Let's start by taking a look at the voltages to see how well this unit did during testing. Starting with the 12V rail, we see 2% regulation from start to finish with a total drop of .19V. The 5V rail managed to stay within 2% of specification with a total drop of .09V from start to finish. Moving towards the 3.3V rail, we see that regulation was within 2% of specification with a total voltage drop of .08V.
DC Output quality for the LTP1000-SM 1000W was excellent and well within specification. During Test 1, we saw 21mV of noise on our scope. When we increased the loads in Test 3, the ripple climbed to 21mV at a little under half load. During Test 6 under a load of 1000W, the oscilloscope showed a maximum of 31mv on noise on the 12V rail.
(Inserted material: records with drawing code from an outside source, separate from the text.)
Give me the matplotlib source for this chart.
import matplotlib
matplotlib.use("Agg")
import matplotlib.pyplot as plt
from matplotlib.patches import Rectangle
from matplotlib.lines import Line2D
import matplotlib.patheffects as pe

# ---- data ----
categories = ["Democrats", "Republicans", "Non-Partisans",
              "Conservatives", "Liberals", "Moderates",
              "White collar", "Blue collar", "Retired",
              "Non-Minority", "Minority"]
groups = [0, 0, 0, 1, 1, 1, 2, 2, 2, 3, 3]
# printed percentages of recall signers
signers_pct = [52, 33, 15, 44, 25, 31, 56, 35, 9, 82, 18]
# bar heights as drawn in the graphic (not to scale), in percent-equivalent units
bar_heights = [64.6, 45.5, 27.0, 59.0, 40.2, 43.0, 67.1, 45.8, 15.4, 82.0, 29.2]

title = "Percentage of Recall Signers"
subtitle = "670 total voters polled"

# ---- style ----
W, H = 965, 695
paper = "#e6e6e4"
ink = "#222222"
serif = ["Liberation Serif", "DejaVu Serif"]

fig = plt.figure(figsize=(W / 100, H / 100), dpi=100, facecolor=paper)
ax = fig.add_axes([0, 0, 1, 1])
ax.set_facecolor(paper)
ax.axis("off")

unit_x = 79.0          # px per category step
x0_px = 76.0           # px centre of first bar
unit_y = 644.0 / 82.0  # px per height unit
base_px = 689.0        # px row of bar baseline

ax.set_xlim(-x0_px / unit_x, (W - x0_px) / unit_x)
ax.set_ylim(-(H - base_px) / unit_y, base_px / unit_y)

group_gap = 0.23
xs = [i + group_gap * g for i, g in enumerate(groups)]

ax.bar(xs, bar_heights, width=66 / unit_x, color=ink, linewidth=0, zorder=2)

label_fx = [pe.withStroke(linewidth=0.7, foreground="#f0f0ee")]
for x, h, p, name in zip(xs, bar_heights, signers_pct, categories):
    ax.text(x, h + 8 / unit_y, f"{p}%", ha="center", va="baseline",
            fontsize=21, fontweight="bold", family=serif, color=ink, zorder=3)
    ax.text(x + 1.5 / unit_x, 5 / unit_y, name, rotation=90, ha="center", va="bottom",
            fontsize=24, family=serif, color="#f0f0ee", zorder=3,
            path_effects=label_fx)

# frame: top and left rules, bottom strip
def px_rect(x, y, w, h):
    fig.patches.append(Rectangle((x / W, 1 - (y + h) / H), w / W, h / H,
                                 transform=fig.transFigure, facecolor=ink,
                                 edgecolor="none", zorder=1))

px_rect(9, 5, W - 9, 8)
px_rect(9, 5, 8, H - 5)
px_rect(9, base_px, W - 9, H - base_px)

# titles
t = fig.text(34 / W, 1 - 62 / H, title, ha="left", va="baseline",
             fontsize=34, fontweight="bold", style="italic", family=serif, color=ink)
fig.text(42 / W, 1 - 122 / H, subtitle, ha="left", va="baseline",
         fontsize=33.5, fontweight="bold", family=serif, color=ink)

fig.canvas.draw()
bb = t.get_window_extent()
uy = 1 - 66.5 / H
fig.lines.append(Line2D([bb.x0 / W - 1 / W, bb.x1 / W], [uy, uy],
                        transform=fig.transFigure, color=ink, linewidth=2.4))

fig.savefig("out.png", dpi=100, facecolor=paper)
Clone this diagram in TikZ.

The Sentey LTP1000-SM 1000W is rated for 80 PLUS Platinum efficiency. This means that the power supply must perform at 90%/92%/89% efficiency at 20%/50%/100% loads respectively. As you can see, the LTP1000-SM passed on our bench, and wasn't close to failing at any point.
Just as Sentey did with the GSP850-SM, they made a wise choice in seeking out Super Flower to once again be their OEM. The Golden King power supplies have proven to be absolutely amazing given the price and performance that they offer. The LTP1000-SM that we received is one of the best that we have seen to date on top of it all.
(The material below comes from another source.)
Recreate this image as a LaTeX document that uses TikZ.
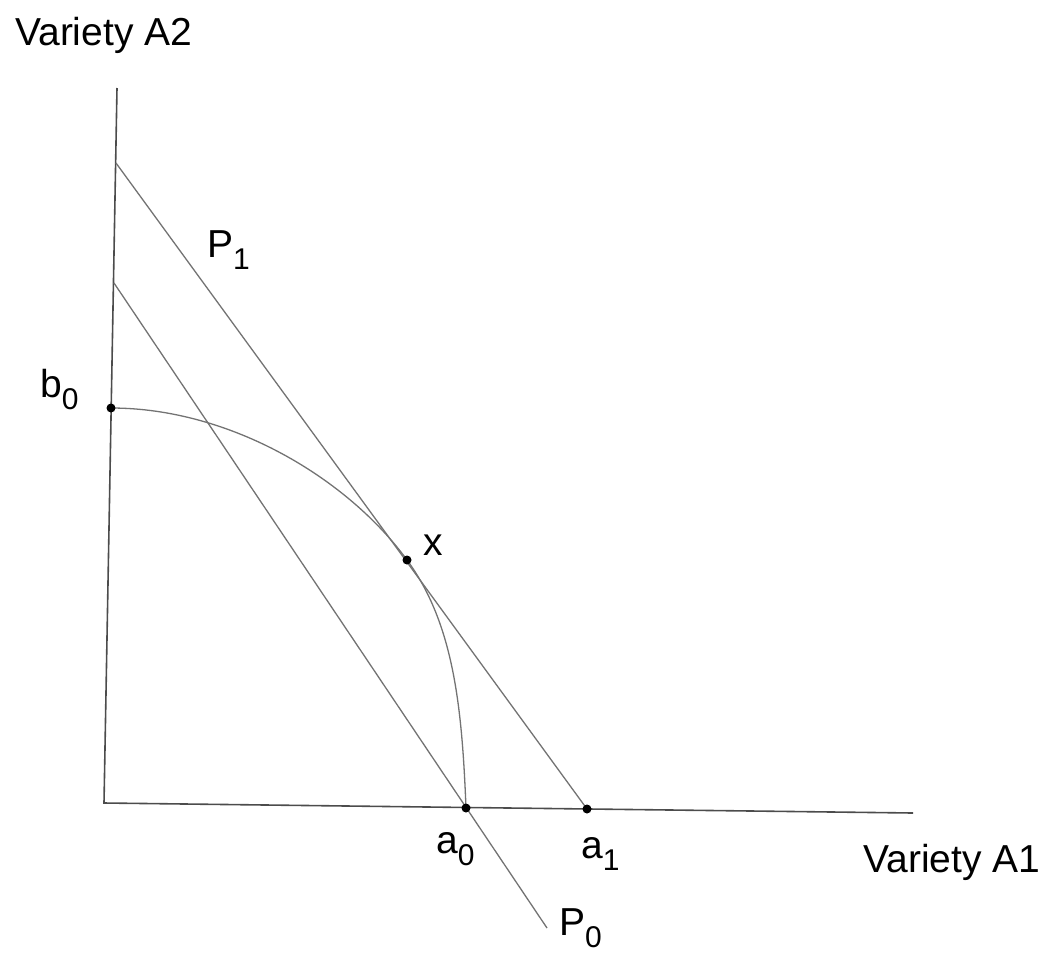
\documentclass[tikz,border=0pt]{standalone}
\usepackage{fontspec}
\setmainfont{Liberation Sans}
\newcommand\lsub[1]{\raisebox{-12pt}{\fontsize{30}{30}\selectfont #1}}
\begin{document}
\begin{tikzpicture}[x=1pt,y=-1pt,
  axis/.style={line width=1.6pt, draw=black!70},
  ln/.style={line width=1.3pt, draw=black!55},
  dot/.style={circle, fill=black, inner sep=0pt, minimum size=9pt},
  lbl/.style={anchor=base west, inner sep=0pt, font=\fontsize{39}{44}\selectfont}]
\useasboundingbox (0,0) rectangle (1057,956);
\coordinate (ytop) at (117,88);
\coordinate (O) at (104,803);
\coordinate (xend) at (913,813);
\coordinate (p1s) at (116,163);
\coordinate (p0s) at (114,283);
\coordinate (p0e) at (547,928);
\coordinate (b0) at (111,408);
\coordinate (a0) at (466,808);
\coordinate (a1) at (587,809);
\coordinate (X) at (407,560);
% axes
\draw[axis] (ytop) -- (O) -- (xend);
% price lines
\draw[ln] (p1s) -- (a1);
\draw[ln] (p0s) -- (p0e);
% production possibility curve
\draw[ln] (b0) .. controls (231,408) and (348,479) .. (X)
              .. controls (454,624) and (462,708) .. (a0);
% dots
\node[dot] (b0dot) at (b0) {};
\node[dot] (a0dot) at (a0) {};
\node[dot] (a1dot) at (a1) {};
\node[dot] (xdot) at (X) {};
% labels
\node[lbl] (lA2) at (15,45) {Variety A2};
\node[lbl] (lA1) at (863,872) {Variety A1};
\node[lbl] (lP1) at (207,257) {P\lsub{1}};
\node[lbl] (lb0) at (40,397) {b\lsub{0}};
\node[lbl] (lx) at (423,555) {x};
\node[lbl] (la0) at (436,853) {a\lsub{0}};
\node[lbl] (la1) at (581,858) {a\lsub{1}};
\node[lbl] (lP0) at (559,935) {P\lsub{0}};
\end{tikzpicture}
\end{document}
The Voltage regulation is within 2% of specification across the board. DC output quality doesn't get much better either unless you are willing to spend quite a bit more for a power supply. Rounding things out as far as performance is concerned is the efficiency of the unit, and it performs at 80 PLUS Platinum levels, just as advertised. Sentey is bringing the unit to the market at a nice price point too, and when combined with the slighter longer warranty than most offer, it should be a winner.
All of that doesn't mean the power supply is without issues, though. The lack of OTP and OCP shouldn't be overlooked, especially when you're shelling out over $200 for a 1000W power supply. Sentey has some packaging issues that need addressed as well or else I fear they are going to be experiencing some higher than usual returns on new units, even if it is just cosmetic.